Where a line in the listing below contains the word "this", copy that line.

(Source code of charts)
********

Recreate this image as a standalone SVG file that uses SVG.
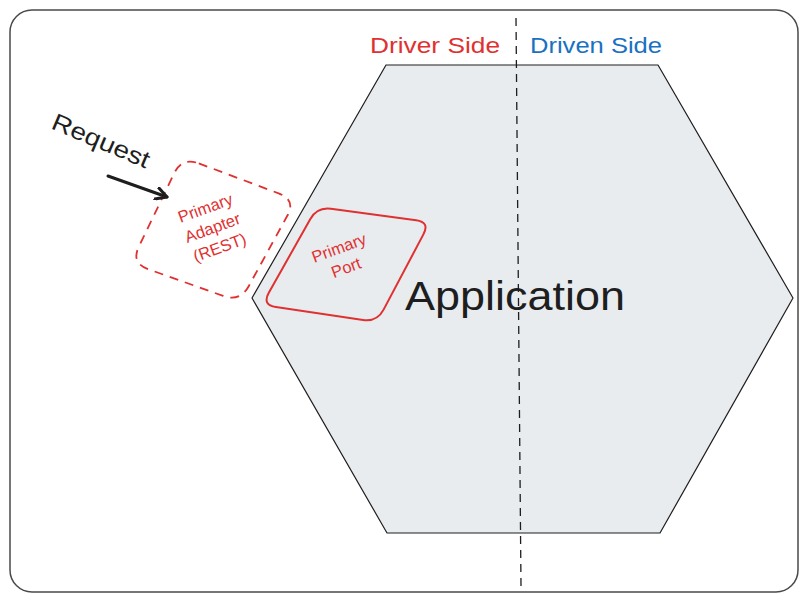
<svg xmlns="http://www.w3.org/2000/svg" width="809" height="603" viewBox="0 0 809 603">
<defs>
<style>
.t{font-family:"Liberation Sans",Arial,sans-serif;}
.red{fill:#e03131;}
.blue{fill:#1971c2;}
.blk{fill:#1e1e1e;}
.small{font-size:16.5px;text-anchor:middle;dominant-baseline:middle;}
</style>
<marker id="ah" viewBox="0 0 14 14" refX="12" refY="7" markerWidth="14" markerHeight="14" markerUnits="userSpaceOnUse" orient="auto">
<path d="M1,1 L12,7 L1,13" fill="none" stroke="#1e1e1e" stroke-width="3" stroke-linecap="round" stroke-linejoin="round"/>
</marker>
</defs>
<rect width="809" height="603" fill="#ffffff"/>
<g id="frame">
<rect x="10" y="10" width="788" height="582" rx="22" fill="none" stroke="#4a4a4a" stroke-width="1.5"/>
</g>
<g id="application">
<polygon points="386,65 658,65 793,298 660,533 387,533 252,298" fill="#e9ecef" stroke="#1e1e1e" stroke-width="1.2" stroke-linejoin="round"/>
<text class="t blk" x="405" y="310" font-size="40" textLength="220" lengthAdjust="spacingAndGlyphs">Application</text>
</g>
<g id="divider">
<line x1="516" y1="18" x2="521" y2="586" stroke="#1e1e1e" stroke-width="1.3" stroke-dasharray="8,6"/>
</g>
<g id="driver-side">
<text class="t red" x="370" y="53" font-size="22" textLength="130" lengthAdjust="spacingAndGlyphs">Driver Side</text>
</g>
<g id="driven-side">
<text class="t blue" x="530" y="53" font-size="22" textLength="132" lengthAdjust="spacingAndGlyphs">Driven Side</text>
</g>
<g id="primary-adapter">
<path d="M198.8,163.4 L279.2,193.6 Q296,200 287.3,215.8 L248.7,286.2 Q240,302 223.1,295.9 L147.9,269.1 Q131,263 138.8,246.8 L174.2,173.2 Q182,157 198.8,163.4 Z" fill="none" stroke="#e03131" stroke-width="1.8" stroke-dasharray="9,7"/>
<g transform="translate(213,229) rotate(-20)">
<text class="t red small" x="0" y="-21">Primary</text>
<text class="t red small" x="0" y="0">Adapter</text>
<text class="t red small" x="0" y="21">(REST)</text>
</g>
</g>
<g id="primary-port">
<path d="M330.9,208.8 L416.1,220.2 Q430,222 423.4,234.4 L383.6,309.6 Q377,322 363.1,320 L275.9,307 Q262,305 268.8,292.8 L310.2,219.2 Q317,207 330.9,208.8 Z" fill="none" stroke="#e03131" stroke-width="2"/>
<g transform="translate(343,259) rotate(-20)">
<text class="t red small" x="0" y="-10.5">Primary</text>
<text class="t red small" x="0" y="10.5">Port</text>
</g>
</g>
<g id="request">
<text class="t blk" transform="translate(50,128) rotate(23)" font-size="24" textLength="104" lengthAdjust="spacingAndGlyphs">Request</text>
</g>
<g id="connectors">
<line x1="108" y1="176" x2="167" y2="197" stroke="#1e1e1e" stroke-width="3" stroke-linecap="round" marker-end="url(#ah)"/>
</g>
</svg>
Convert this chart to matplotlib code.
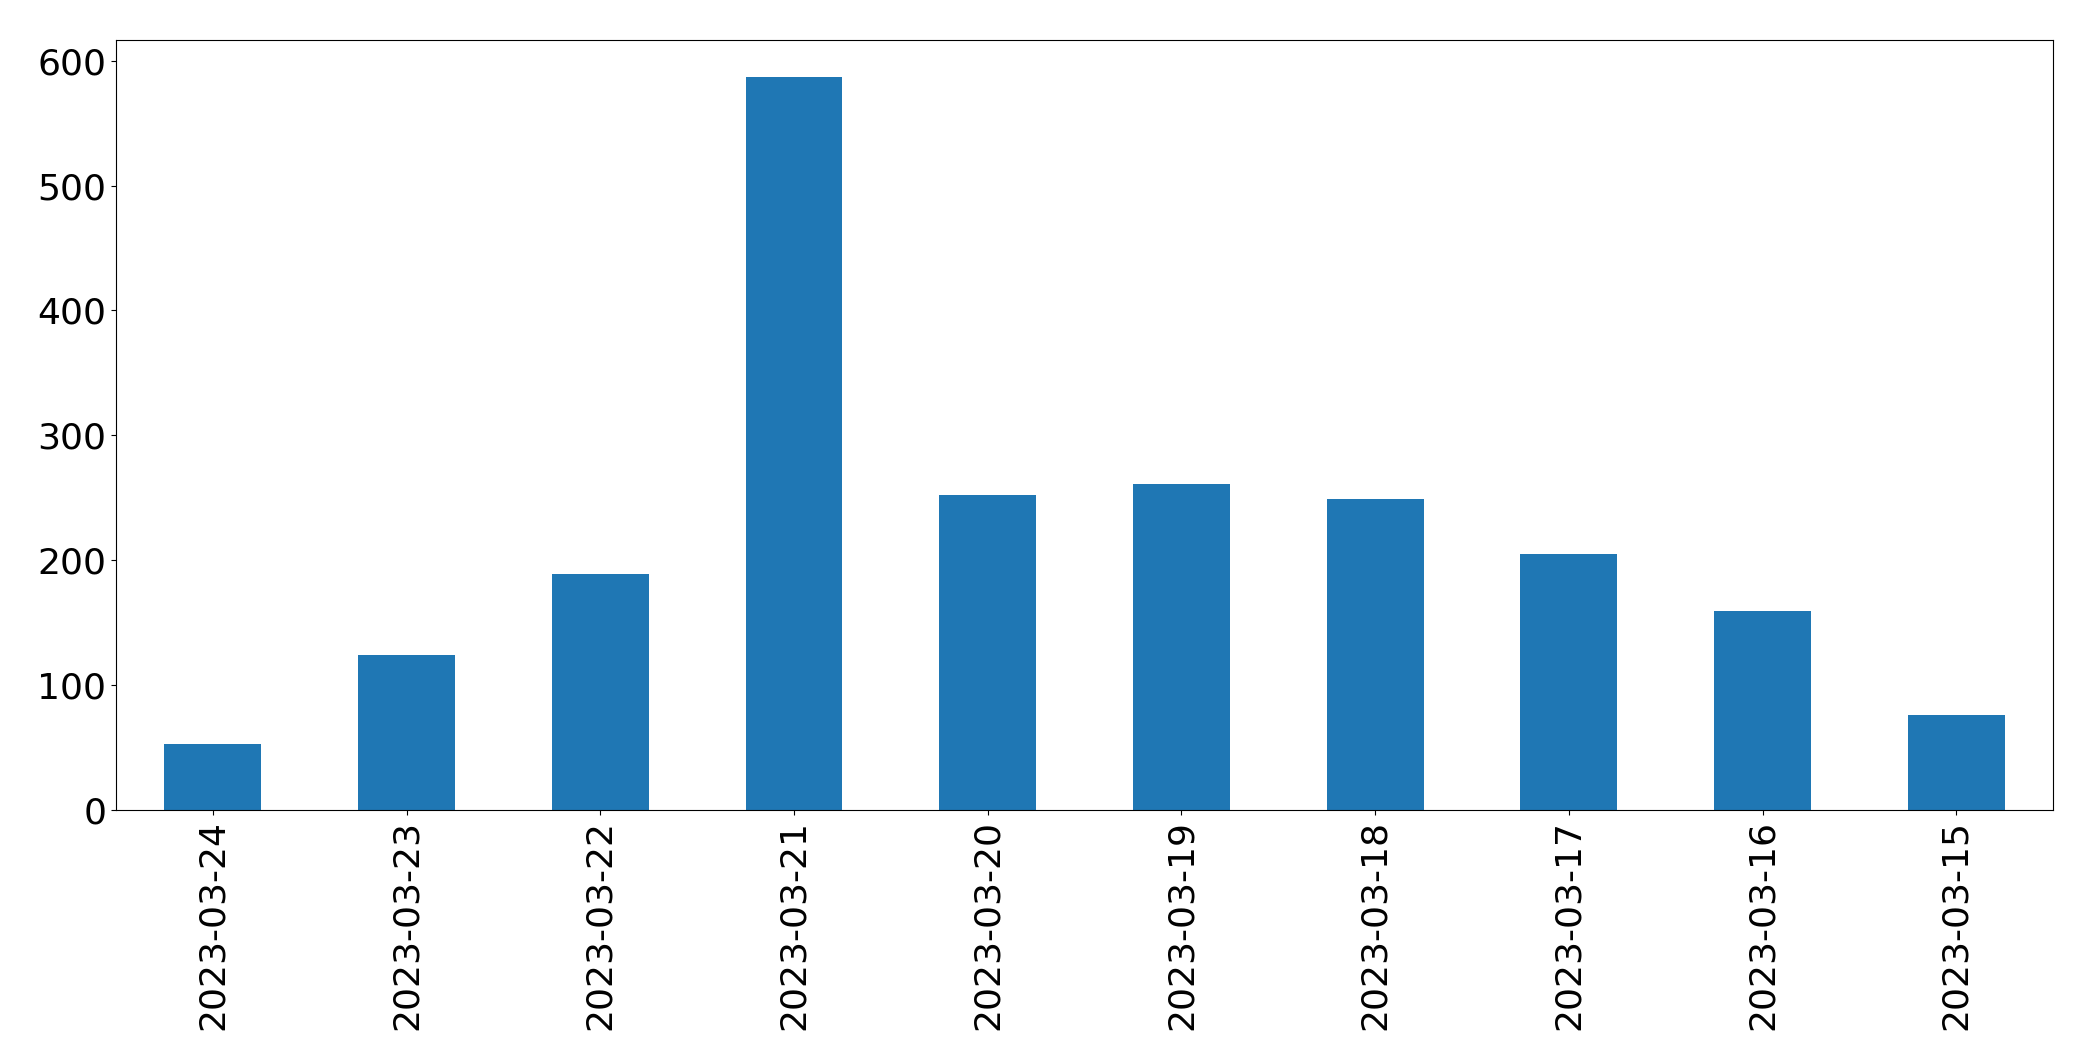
import matplotlib
matplotlib.use("Agg")
import matplotlib.pyplot as plt
import numpy as np

dates = ["2023-03-24", "2023-03-23", "2023-03-22", "2023-03-21", "2023-03-20",
         "2023-03-19", "2023-03-18", "2023-03-17", "2023-03-16", "2023-03-15"]
counts = [53, 124, 189, 587, 252, 261, 249, 205, 159, 76]

fig = plt.figure(figsize=(20.93, 10.61), dpi=100)
ax = fig.add_axes([0.0554, 0.2366, 0.9256, 0.7254])
x = np.arange(len(dates))
ax.bar(x, counts, width=0.5, color="#1f77b4")
ax.set_xlim(-0.5, len(dates) - 0.5)
ax.set_xticks(x)
ax.set_xticklabels(dates, rotation=90)
ax.tick_params(axis="both", labelsize=26)
fig.savefig("out.png", dpi=100)
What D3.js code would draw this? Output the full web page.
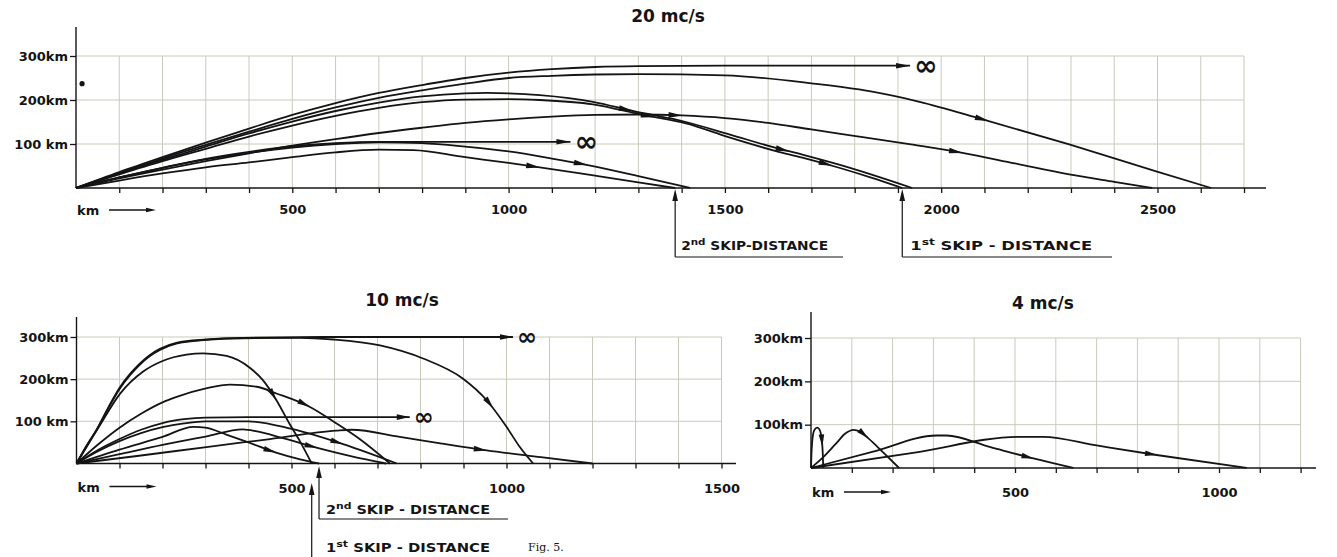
<!DOCTYPE html>
<html><head><meta charset="utf-8">
<script src="https://cdn.jsdelivr.net/npm/d3@7"></script>
<style>
html,body{margin:0;padding:0;background:#fff;}
svg{display:block;}
text{font-family:"DejaVu Sans",sans-serif;font-weight:bold;fill:#141414;}
</style></head><body>
<svg id="c" width="1337" height="557"></svg>
<script>
// ===== DATA (ground distance km, height km) =====
const heightTicks = [100, 200, 300];
const heightLabels20 = ["100 km", "200km", "300km"];
const heightLabels10 = ["100 km", "200km", "300km"];
const heightLabels4 = ["100km", "200km", "300km"];
const distLabels20 = [500, 1000, 1500, 2000, 2500];
const distLabels10 = [500, 1000, 1500];
const distLabels4 = [500, 1000];
const titles = ["20 mc/s", "10 mc/s", "4 mc/s"];

// --- 20 mc/s rays
const r20_A = [[0,0],[100,36],[200,70],[300,103],[400,135],[500,166],[600,193],[700,216],[800,234],[900,250],[1000,262],[1100,270],[1200,275],[1300,277],[1500,278],[1928,278]];
const r20_B = [[0,0],[100,34],[200,67],[300,98],[400,128],[500,157],[600,183],[700,205],[800,222],[900,237],[1000,250],[1100,255],[1200,258],[1300,259],[1500,256],[1700,238],[1810,224],[1950,196],[2096,156],[2296,99],[2497,38],[2624,0]];
const r20_C = [[0,0],[100,33],[200,64],[300,94],[400,124],[500,151],[600,175],[700,194],[800,208],[900,215],[950,216],[1000,215],[1072,211],[1195,196],[1287,175],[1410,150],[1510,122],[1618,91],[1679,76],[1764,53],[1850,27],[1933,0]];
const r20_D = [[0,0],[100,31],[200,61],[300,89],[400,117],[500,142],[600,164],[700,182],[800,195],[900,201],[1000,202],[1072,200],[1195,190],[1310,166],[1410,147],[1510,115],[1618,84],[1679,69],[1764,46],[1840,23],[1910,0]];
const r20_E = [[0,0],[100,22],[200,42],[300,61],[400,79],[500,96],[600,111],[700,125],[800,137],[900,148],[1000,156],[1100,162],[1200,166],[1300,167],[1400,165],[1500,159],[1600,148],[1700,133],[1810,117],[1930,99],[2049,80],[2170,56],[2296,31],[2400,14],[2488,0]];
const r20_F = [[0,0],[100,24],[200,46],[300,66],[400,82],[500,95],[600,102],[700,105],[800,105],[1143,105]];
const r20_F2 = [[0,0],[100,24],[200,46],[300,65],[400,80],[500,92],[600,100],[700,104],[800,102],[900,94],[1000,83],[1100,67],[1183,52],[1300,27],[1420,0]];
const r20_G = [[0,0],[100,17],[200,33],[300,47],[400,58],[500,70],[600,81],[700,87],[780,86],[900,70],[1000,57],[1072,47],[1200,28],[1300,13],[1385,0]];
const arrows20 = [[1928],[2110],[1287,1649],[1337,1748],[1402,2050],[1143],[1183],[1072]];
const infinity20 = [true,false,false,false,false,true,false,false];
const skip20 = [1385, 1910];
const strayDot20 = [[14, 237]];

// --- 10 mc/s rays
const r10_M1 = [[0,0],[25,45],[46,79],[75,135],[101,181],[125,213],[147,237],[170,257],[194,272],[232,286],[302,294],[387,298],[605,300],[1015,300]];
const r10_M2 = [[0,0],[25,44],[46,78],[75,133],[101,178],[125,210],[147,234],[170,254],[194,269],[232,284],[302,293],[387,297],[520,298],[597,294],[706,280],[806,249],[899,201],[954,150],[1000,87],[1031,39],[1062,0]];
const r10_M3 = [[0,0],[27,45],[54,90],[101,165],[155,218],[200,243],[256,258],[295,261],[349,255],[403,227],[434,197],[465,150],[496,93],[520,52],[543,8],[547,0]];
const r10_M4 = [[0,0],[50,45],[100,85],[150,118],[200,145],[233,158],[301,178],[357,187],[419,182],[465,166],[543,134],[600,98],[660,57],[729,0]];
const r10_M5 = [[0,0],[50,32],[100,58],[150,80],[200,96],[250,105],[300,109],[400,110],[775,110]];
const r10_M6 = [[0,0],[50,29],[100,53],[150,72],[200,86],[250,95],[300,100],[400,100],[500,82],[620,46],[745,0]];
const r10_M7 = [[0,0],[100,33],[200,63],[272,87],[300,85],[350,68],[400,50],[464,26],[520,10],[564,0]];
const r10_M8 = [[0,0],[100,22],[200,44],[300,64],[387,81],[420,76],[480,60],[560,37],[640,17],[720,0]];
const r10_M9 = [[0,0],[150,19],[302,39],[450,58],[604,78],[640,80],[752,63],[850,47],[954,31],[1080,15],[1200,0]];
const arrows10 = [[1015],[969],[465],[543],[775],[620],[464],[560],[954]];
const infinity10 = [true,false,false,false,true,false,false,false,false];
const skip10 = [547, 564];

// --- 4 mc/s rays
const r4_R1 = [[0,0],[1,30],[3,62],[6,82],[10,90],[15,93],[20,90],[24,80],[27,60],[29,30],[30,0]];
const r4_R2 = [[0,0],[30,25],[60,55],[85,80],[104,88],[120,84],[140,69],[180,33],[216,0]];
const r4_R3 = [[0,0],[150,37],[308,75],[332,75],[440,48],[545,22],[643,0]];
const r4_R4 = [[0,0],[250,35],[512,72],[569,72],[700,52],[847,30],[1068,0]];
const arrows4 = [[28],[140],[545],[847]];

// ===== DRAWING =====
const svg = d3.select("#c");
const INK = "#141414", GRID = "#cacabc";

function arrowHead(g, px, py, ang, len, hw) {
  const c = Math.cos(ang), s = Math.sin(ang);
  const bx = px - len*c, by = py - len*s;
  g.append("path")
    .attr("d", `M${px},${py}L${bx - hw*s},${by + hw*c}L${bx + hw*s},${by - hw*c}Z`)
    .attr("fill", INK).attr("stroke", "none");
}

function panel(cfg) {
  const g = svg.append("g");
  const x = d3.scaleLinear().domain([0, cfg.gridMax]).range([cfg.x0, cfg.x0 + cfg.gridMax*cfg.kx]);
  const y = d3.scaleLinear().domain([0, 300]).range([cfg.y0, cfg.y0 - 300*cfg.ky]);
  const gridX = d3.range(100, cfg.gridMax + 1, 100);

  g.append("g").selectAll("line").data(gridX).join("line")
    .attr("x1", d => x(d)).attr("x2", d => x(d)).attr("y1", y(0)).attr("y2", y(300))
    .attr("stroke", GRID).attr("stroke-width", 1);
  g.append("g").selectAll("line").data(heightTicks).join("line")
    .attr("x1", x(0)).attr("x2", x(cfg.gridMax)).attr("y1", d => y(d)).attr("y2", d => y(d))
    .attr("stroke", GRID).attr("stroke-width", 1);

  g.append("line").attr("x1", x(0)).attr("x2", cfg.axisEnd).attr("y1", y(0)).attr("y2", y(0))
    .attr("stroke", INK).attr("stroke-width", 1.4);
  g.append("line").attr("x1", x(0)).attr("x2", x(0)).attr("y1", y(0)).attr("y2", cfg.yTop)
    .attr("stroke", INK).attr("stroke-width", 1.4);

  const xa = d3.axisBottom(x).tickValues(gridX).tickSize(5).tickSizeOuter(0)
    .tickFormat(d => cfg.labels.includes(d) ? String(d) : "");
  const gx = g.append("g").attr("transform", `translate(0,${cfg.y0})`).call(xa);
  gx.select(".domain").remove();
  gx.selectAll("line").attr("stroke", INK).attr("stroke-width", 1.3);
  gx.selectAll("text").attr("y", cfg.xLabelOff).attr("dy", null).attr("fill", INK)
    .style("font-size", "13px");

  const ya = d3.axisLeft(y).tickValues(heightTicks).tickSize(6).tickSizeOuter(0)
    .tickFormat((d, i) => cfg.yLabels[i]);
  const gy = g.append("g").attr("transform", `translate(${cfg.x0},0)`).call(ya);
  gy.select(".domain").remove();
  gy.selectAll("line").attr("stroke", INK).attr("stroke-width", 1.3);
  gy.selectAll("text").attr("x", -8).attr("fill", INK).style("font-size", "13px");

  g.append("text").attr("x", x(0) + 1).attr("y", cfg.y0 + cfg.kmOff).style("font-size", "13px").text("km");
  g.append("line").attr("x1", x(0) + 33).attr("x2", x(0) + 74)
    .attr("y1", cfg.y0 + cfg.kmOff - 5).attr("y2", cfg.y0 + cfg.kmOff - 5)
    .attr("stroke", INK).attr("stroke-width", 1.3);
  arrowHead(g, x(0) + 80, cfg.y0 + cfg.kmOff - 5, 0, 10, 2.3);

  g.append("text").attr("x", cfg.titleX).attr("y", cfg.titleY).attr("text-anchor", "middle")
    .style("font-size", "17px").text(cfg.title);

  const line = d3.line().x(d => x(d[0])).y(d => y(d[1])).curve(d3.curveMonotoneX);
  cfg.rays.forEach((ray, i) => {
    const p = g.append("path").attr("d", line(ray)).attr("fill", "none")
      .attr("stroke", INK).attr("stroke-width", 1.8).attr("stroke-linejoin", "round");
    const node = p.node(), L = node.getTotalLength();
    (cfg.arrows[i] || []).forEach(km => {
      const tx = x(km);
      let s = L;
      for (let t = 0; t <= L; t += 0.5) { if (node.getPointAtLength(t).x >= tx - 0.05) { s = t; break; } }
      const a = node.getPointAtLength(s), b = node.getPointAtLength(Math.max(0, s - 3));
      const ang = Math.atan2(a.y - b.y, a.x - b.x);
      arrowHead(g, a.x, a.y, ang, cfg.arrowLen, 2.8);
    });
    if (cfg.inf && cfg.inf[i]) {
      const end = ray[ray.length - 1];
      g.append("text").attr("x", x(end[0]) + cfg.infGap).attr("y", y(end[1]))
        .attr("dominant-baseline", "central").attr("text-anchor", "start")
        .style("font-size", cfg.infSize + "px").style("font-weight", "bold").text("\u221E");
    }
  });
  return {g, x, y};
}

function skipMark(g, px, tipY, lineBottom, hEnd, num, sup, rest, tx, ty, tlen) {
  g.append("line").attr("x1", px).attr("x2", px).attr("y1", tipY + 4).attr("y2", lineBottom)
    .attr("stroke", INK).attr("stroke-width", 1.2);
  arrowHead(g, px, tipY, -Math.PI/2, 12, 2.8);
  if (hEnd) {
    g.append("line").attr("x1", px).attr("x2", hEnd).attr("y1", lineBottom).attr("y2", lineBottom)
      .attr("stroke", INK).attr("stroke-width", 1.2);
  }
  const t = g.append("text").attr("x", tx).attr("y", ty).style("font-size", "12px")
    .attr("textLength", tlen).attr("lengthAdjust", "spacingAndGlyphs");
  t.append("tspan").text(num);
  t.append("tspan").attr("dy", -5).style("font-size", "9px").text(sup);
  t.append("tspan").attr("dy", 5).text(rest);
}

// ---- 20 mc/s
const P20 = panel({
  x0: 76, kx: 0.4326, gridMax: 2700, axisEnd: 1266, y0: 188, ky: 0.44, yTop: 27,
  labels: distLabels20, yLabels: heightLabels20, xLabelOff: 26, kmOff: 27,
  title: titles[0], titleX: 668, titleY: 22,
  rays: [r20_A, r20_B, r20_C, r20_D, r20_E, r20_F, r20_F2, r20_G],
  arrows: arrows20, inf: infinity20, infGap: 4, infSize: 28, arrowLen: 14
});
P20.g.selectAll("circle.dot").data(strayDot20).join("circle")
  .attr("cx", d => P20.x(d[0])).attr("cy", d => P20.y(d[1])).attr("r", 2.6).attr("fill", INK);
skipMark(P20.g, P20.x(skip20[0]), 189, 257, 843, "2", "nd", " SKIP-DISTANCE", P20.x(skip20[0]) + 6, 250, 147);
skipMark(P20.g, P20.x(skip20[1]), 189, 257, 1112, "1", "st", " SKIP - DISTANCE", P20.x(skip20[1]) + 8, 250, 182);

// ---- 10 mc/s
const P10 = panel({
  x0: 76.5, kx: 0.43, gridMax: 1500, axisEnd: 736, y0: 463.5, ky: 0.4217, yTop: 317,
  labels: distLabels10, yLabels: heightLabels10, xLabelOff: 29, kmOff: 28,
  title: titles[1], titleX: 402, titleY: 306,
  rays: [r10_M1, r10_M2, r10_M3, r10_M4, r10_M5, r10_M6, r10_M7, r10_M8, r10_M9],
  arrows: arrows10, inf: infinity10, infGap: 4, infSize: 24, arrowLen: 13
});
skipMark(P10.g, P10.x(skip10[1]), 466, 519, 508, "2", "nd", " SKIP - DISTANCE", 326, 514, 164);
skipMark(P10.g, P10.x(skip10[0]), 483, 557, null, "1", "st", " SKIP - DISTANCE", 326, 552, 164);

// ---- 4 mc/s
const P4 = panel({
  x0: 811, kx: 0.408, gridMax: 1200, axisEnd: 1316, y0: 468, ky: 0.4333, yTop: 312,
  labels: distLabels4, yLabels: heightLabels4, xLabelOff: 29, kmOff: 29,
  title: titles[2], titleX: 1043, titleY: 309,
  rays: [r4_R1, r4_R2, r4_R3, r4_R4],
  arrows: arrows4, inf: null, infGap: 4, infSize: 24, arrowLen: 12
});

svg.append("text").attr("x", 528).attr("y", 551).style("font-family", "'DejaVu Serif', serif")
  .style("font-weight", "normal").style("font-size", "11px").attr("fill", "#8a8a8a").text("Fig. 5.");
</script>
</body></html>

********

Task answer —
Recreate this image as a standalone SVG file that uses SVG.
Convert this chart to matplotlib code.
What D3.js code would draw this? Output the full web page.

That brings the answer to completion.